Nick, this is probably the best cost-benefit analysis I’ve seen on a points blog in quite some time. I was fully expecting you to value the waived $75 fee as something like “I’d use this three or four times, so I’ll value it at $250.” I was pleasantly surprised to see your great thought process on how your consumer habits would change with and without the status, and how you didn’t use this whole post as a way to refer the Barclay Aviator or something. Keep up the great work my man!


If you can get it through the company dime then it might be worth it….for most people the CC’s offer the best value overall….I agree status perks are subjectively valued. I also agree AA has issues staying on schedule. My main gripe is even from DFW award availability and scheduling stinks, business saver is NEVER available on AA metal, add the recent devaluation and status just doesn’t seem that big of a deal.


I had gold status with American and never seemed to catch an upgrade (unlike with Delta, even at Silver). I think you are correct – meh.

Craig at Middle Age Miles

Hi Nick – Really good article and solid analysis as always. I love this type of thought-process/analysis article.
A few things to add:
1. The annual EQM requirement for AA Gold is 25,000 EQMs (not 30,000)
2. Do you and your bride have your MLife accounts linked so that she has MLife Gold, and then Hyatt Explorist too? If so, she might also have a challenge available to her? (or could get one through linking/matching) It sounds like that might be of some use to you.
3. Possible to book one of your Bay Area flights in first? You’d get extra EQDs from the higher spend, plus 2x EQM earning on the flight that could perhaps kick you up over the 7,000 EQM threshold for your challenge? If so, that might at least save you from taking an extra flight just to get an 8th segment.
4. On Basic Economy fares, Gold members retain preferred check-in/security/boarding and 1 free checked bag, but lose upgrade chances and preferred seat selection. Not sure how those factors cut in your personal analysis, or if they impact it at all.
5. You’re correct about “Preferred” seats – They’re near the front of the plane, but not Main Cabin Extra.
6. I know it’s not so important to you, but I think many people would find the free checked bag to be a meaningful benefit. Good reminder of how analysis on topics like this is so individualized.
7. GREAT point about Gold waiving close-in booking fees on AA. This is critically important for at least 2 groups of people: (1) people like you who live in secondary markets and are hurt by the fact that BA charges separately for each segment when booking with Avios; and (2) those people who find AA miles much easier to earn than Avios, for whatever reason.

Mary Jane

Join the discussion…My husband and I are lifetime gold. Craig’s comments were right-on. We live in a AA hub so we take AA a lot. As a gold, you NEVER get upgraded. There are too many elites in the system now.

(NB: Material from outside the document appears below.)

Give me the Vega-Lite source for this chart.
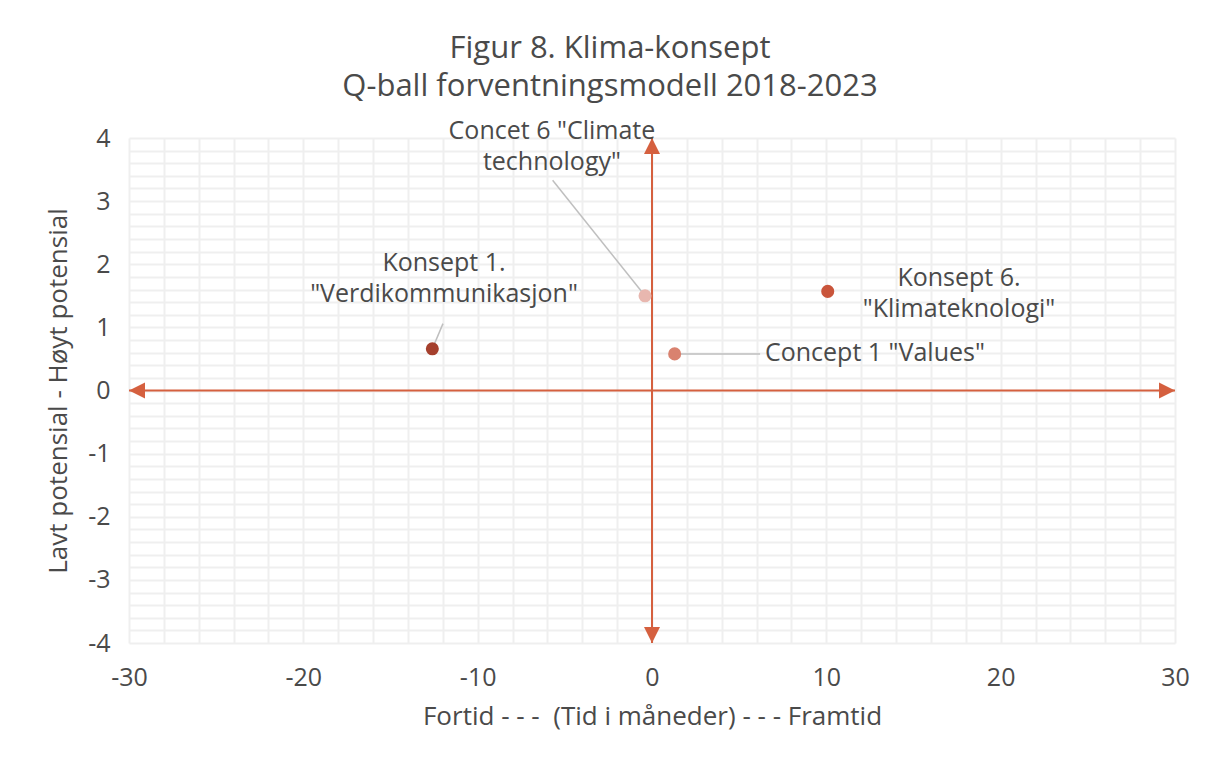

Also, as a gold, you now have to pay for main cabin extra or preferred seating. The only tangible thing you rally get Is the one free bag. We had the chance/opportunity to pay $1200 for Platinum and declined.


hey nick can you send me a message? I would like to ask something.


No. The AA Hyatt partnership seems to have been structured to be as cheap as possible. Few will see benefit from it as opposed to the United Marriott partnership where more elites can derive at least some benefit.
I won’t bother with registering for the AA platinum with status challenge. Frankly platinum for three months is just not enough to encourage me to fly AA where I’ve had significant operations issues when flying them in the past.
This tie up is a big fail in my book.